> **Given material**

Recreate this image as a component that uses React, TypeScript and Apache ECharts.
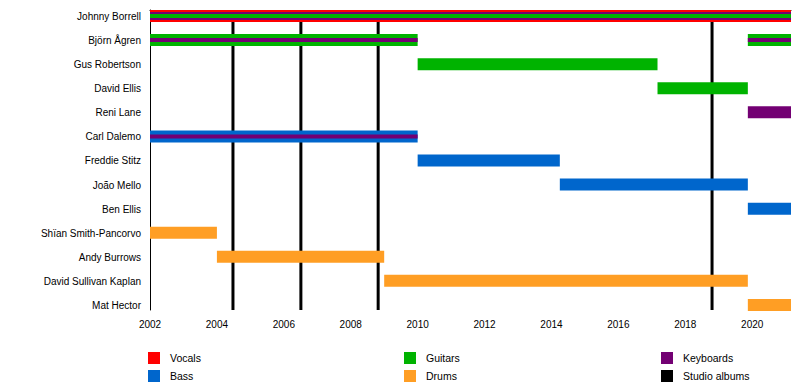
import React, { useEffect, useRef } from "react";
import * as echarts from "echarts";

const END = 2021.16;
const YMAX = 12.46;

const members = [
  "Johnny Borrell",
  "Björn Ågren",
  "Gus Robertson",
  "David Ellis",
  "Reni Lane",
  "Carl Dalemo",
  "Freddie Stitz",
  "João Mello",
  "Ben Ellis",
  "Shïan Smith-Pancorvo",
  "Andy Burrows",
  "David Sullivan Kaplan",
  "Mat Hector",
];

// [memberIndex, from, till, layer]  (layer 0 = main role, 1/2 = secondary roles)
const vocals = [[0, 2002, END, 0]];
const guitars = [
  [0, 2002, END, 2],
  [1, 2002, 2010, 0],
  [1, 2019.87, END, 0],
  [2, 2010, 2017.17, 0],
  [3, 2017.17, 2019.87, 0],
];
const keyboards = [
  [0, 2002, END, 1],
  [1, 2002, 2010, 2],
  [1, 2019.87, END, 2],
  [4, 2019.87, END, 0],
  [5, 2002, 2010, 2],
];
const bass = [
  [5, 2002, 2010, 0],
  [6, 2010, 2014.25, 0],
  [7, 2014.25, 2019.87, 0],
  [8, 2019.87, END, 0],
];
const drums = [
  [9, 2002, 2004, 0],
  [10, 2004, 2009, 0],
  [11, 2009, 2019.87, 0],
  [12, 2019.87, END, 0],
];
const studioAlbums = [2004.48, 2006.51, 2008.82, 2018.8];

const COLORS: Record<string, string> = {
  Vocals: "#FF0000",
  Guitars: "#00B300",
  Keyboards: "#730073",
  Bass: "#0066CC",
  Drums: "#FF9E24",
  "Studio albums": "#000000",
};

const LAYER_H = [12, 8, 4];
const FONT = "'Liberation Sans', Arial, sans-serif";

function barSeries(name: string, data: number[][]) {
  const color = COLORS[name];
  return {
    name,
    type: "custom",
    z: 2,
    silent: true,
    itemStyle: { color },
    encode: { x: [1, 2], y: 0 },
    data,
    renderItem: (params: any, api: any) => {
      const row = api.value(0);
      const s = api.value(1);
      const e = api.value(2);
      const layer = api.value(3);
      const p1 = api.coord([s, row + 0.25]);
      const p2 = api.coord([e, row + 0.25]);
      const h = LAYER_H[layer];
      return {
        type: "rect",
        z2: layer,
        shape: { x: p1[0], y: p1[1] - h / 2, width: p2[0] - p1[0], height: h },
        style: { fill: color },
      };
    },
  };
}

export default function App() {
  const ref = useRef<HTMLDivElement>(null);
  useEffect(() => {
    if (!ref.current) return;
    const chart = echarts.init(ref.current, null, { renderer: "svg" });
    const legendBase = {
      orient: "vertical",
      top: 352,
      padding: 0,
      itemWidth: 12,
      itemHeight: 12,
      itemGap: 6,
      icon: "rect",
      selectedMode: false,
      textStyle: { fontSize: 10.5, color: "#000", fontFamily: FONT, padding: [0, 0, 0, 5] },
    };
    chart.setOption({
      animation: false,
      textStyle: { fontFamily: FONT },
      grid: { left: 150, right: 9, top: 10, bottom: 80 },
      xAxis: {
        type: "value",
        min: 2002,
        max: END,
        interval: 1,
        axisLine: { show: true, lineStyle: { color: "#000", width: 1 } },
        axisTick: { show: true, length: 3, lineStyle: { color: "#000" } },
        splitLine: { show: false },
        axisLabel: {
          color: "#000",
          fontSize: 10,
          fontFamily: FONT,
          margin: 9,
          showMaxLabel: false,
          formatter: (v: number) =>
            Math.abs(v - Math.round(v)) < 1e-6 && Math.round(v) % 2 === 0 ? String(Math.round(v)) : "",
        },
      },
      yAxis: {
        type: "value",
        inverse: true,
        min: 0,
        max: YMAX,
        interval: 1,
        axisLine: { show: true, lineStyle: { color: "#000", width: 1 } },
        axisTick: { show: false },
        splitLine: { show: false },
        axisLabel: {
          color: "#000",
          fontSize: 10,
          fontFamily: FONT,
          margin: 9,
          verticalAlign: "top",
          lineHeight: 13,
          showMaxLabel: false,
          formatter: (v: number) => {
            const i = Math.round(v);
            return Math.abs(v - i) < 1e-6 && members[i] ? members[i] : "";
          },
        },
      },
      legend: [
        { ...legendBase, left: 148, data: ["Vocals", "Bass"] },
        { ...legendBase, left: 404, data: ["Guitars", "Drums"] },
        { ...legendBase, left: 661, data: ["Keyboards", "Studio albums"] },
      ],
      series: [
        {
          name: "Studio albums",
          type: "custom",
          z: 1,
          silent: true,
          itemStyle: { color: "#000" },
          encode: { x: 0 },
          data: studioAlbums.map((y) => [y]),
          renderItem: (params: any, api: any) => {
            const x = api.value(0);
            const top = api.coord([x, 0]);
            const bot = api.coord([x, YMAX]);
            return {
              type: "line",
              shape: { x1: top[0], y1: top[1], x2: bot[0], y2: bot[1] },
              style: { stroke: "#000", lineWidth: 3 },
            };
          },
        },
        barSeries("Vocals", vocals),
        barSeries("Guitars", guitars),
        barSeries("Keyboards", keyboards),
        barSeries("Bass", bass),
        barSeries("Drums", drums),
      ],
    });
    return () => chart.dispose();
  }, []);
  return (
    <div
      ref={ref}
      style={{ position: "fixed", left: 0, top: 0, width: 800, height: 390, background: "#fff" }}
    />
  );
}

> **Given exercise**
Transcribe the listing in full. Omit the pictures and keep every line exact.

> **Exercise response**
Recreate this image as a component that uses React, TypeScript and Apache ECharts.
import React, { useEffect, useRef } from "react";
import * as echarts from "echarts";

const END = 2021.16;
const YMAX = 12.46;

const members = [
  "Johnny Borrell",
  "Björn Ågren",
  "Gus Robertson",
  "David Ellis",
  "Reni Lane",
  "Carl Dalemo",
  "Freddie Stitz",
  "João Mello",
  "Ben Ellis",
  "Shïan Smith-Pancorvo",
  "Andy Burrows",
  "David Sullivan Kaplan",
  "Mat Hector",
];

// [memberIndex, from, till, layer]  (layer 0 = main role, 1/2 = secondary roles)
const vocals = [[0, 2002, END, 0]];
const guitars = [
  [0, 2002, END, 2],
  [1, 2002, 2010, 0],
  [1, 2019.87, END, 0],
  [2, 2010, 2017.17, 0],
  [3, 2017.17, 2019.87, 0],
];
const keyboards = [
  [0, 2002, END, 1],
  [1, 2002, 2010, 2],
  [1, 2019.87, END, 2],
  [4, 2019.87, END, 0],
  [5, 2002, 2010, 2],
];
const bass = [
  [5, 2002, 2010, 0],
  [6, 2010, 2014.25, 0],
  [7, 2014.25, 2019.87, 0],
  [8, 2019.87, END, 0],
];
const drums = [
  [9, 2002, 2004, 0],
  [10, 2004, 2009, 0],
  [11, 2009, 2019.87, 0],
  [12, 2019.87, END, 0],
];
const studioAlbums = [2004.48, 2006.51, 2008.82, 2018.8];

const COLORS: Record<string, string> = {
  Vocals: "#FF0000",
  Guitars: "#00B300",
  Keyboards: "#730073",
  Bass: "#0066CC",
  Drums: "#FF9E24",
  "Studio albums": "#000000",
};

const LAYER_H = [12, 8, 4];
const FONT = "'Liberation Sans', Arial, sans-serif";

function barSeries(name: string, data: number[][]) {
  const color = COLORS[name];
  return {
    name,
    type: "custom",
    z: 2,
    silent: true,
    itemStyle: { color },
    encode: { x: [1, 2], y: 0 },
    data,
    renderItem: (params: any, api: any) => {
      const row = api.value(0);
      const s = api.value(1);
      const e = api.value(2);
      const layer = api.value(3);
      const p1 = api.coord([s, row + 0.25]);
      const p2 = api.coord([e, row + 0.25]);
      const h = LAYER_H[layer];
      return {
        type: "rect",
        z2: layer,
        shape: { x: p1[0], y: p1[1] - h / 2, width: p2[0] - p1[0], height: h },
        style: { fill: color },
      };
    },
  };
}

export default function App() {
  const ref = useRef<HTMLDivElement>(null);
  useEffect(() => {
    if (!ref.current) return;
    const chart = echarts.init(ref.current, null, { renderer: "svg" });
    const legendBase = {
      orient: "vertical",
      top: 352,
      padding: 0,
      itemWidth: 12,
      itemHeight: 12,
      itemGap: 6,
      icon: "rect",
      selectedMode: false,
      textStyle: { fontSize: 10.5, color: "#000", fontFamily: FONT, padding: [0, 0, 0, 5] },
    };
    chart.setOption({
      animation: false,
      textStyle: { fontFamily: FONT },
      grid: { left: 150, right: 9, top: 10, bottom: 80 },
      xAxis: {
        type: "value",
        min: 2002,
        max: END,
        interval: 1,
        axisLine: { show: true, lineStyle: { color: "#000", width: 1 } },
        axisTick: { show: true, length: 3, lineStyle: { color: "#000" } },
        splitLine: { show: false },
        axisLabel: {
          color: "#000",
          fontSize: 10,
          fontFamily: FONT,
          margin: 9,
          showMaxLabel: false,
          formatter: (v: number) =>
            Math.abs(v - Math.round(v)) < 1e-6 && Math.round(v) % 2 === 0 ? String(Math.round(v)) : "",
        },
      },
      yAxis: {
        type: "value",
        inverse: true,
        min: 0,
        max: YMAX,
        interval: 1,
        axisLine: { show: true, lineStyle: { color: "#000", width: 1 } },
        axisTick: { show: false },
        splitLine: { show: false },
        axisLabel: {
          color: "#000",
          fontSize: 10,
          fontFamily: FONT,
          margin: 9,
          verticalAlign: "top",
          lineHeight: 13,
          showMaxLabel: false,
          formatter: (v: number) => {
            const i = Math.round(v);
            return Math.abs(v - i) < 1e-6 && members[i] ? members[i] : "";
          },
        },
      },
      legend: [
        { ...legendBase, left: 148, data: ["Vocals", "Bass"] },
        { ...legendBase, left: 404, data: ["Guitars", "Drums"] },
        { ...legendBase, left: 661, data: ["Keyboards", "Studio albums"] },
      ],
      series: [
        {
          name: "Studio albums",
          type: "custom",
          z: 1,
          silent: true,
          itemStyle: { color: "#000" },
          encode: { x: 0 },
          data: studioAlbums.map((y) => [y]),
          renderItem: (params: any, api: any) => {
            const x = api.value(0);
            const top = api.coord([x, 0]);
            const bot = api.coord([x, YMAX]);
            return {
              type: "line",
              shape: { x1: top[0], y1: top[1], x2: bot[0], y2: bot[1] },
              style: { stroke: "#000", lineWidth: 3 },
            };
          },
        },
        barSeries("Vocals", vocals),
        barSeries("Guitars", guitars),
        barSeries("Keyboards", keyboards),
        barSeries("Bass", bass),
        barSeries("Drums", drums),
      ],
    });
    return () => chart.dispose();
  }, []);
  return (
    <div
      ref={ref}
      style={{ position: "fixed", left: 0, top: 0, width: 800, height: 390, background: "#fff" }}
    />
  );
}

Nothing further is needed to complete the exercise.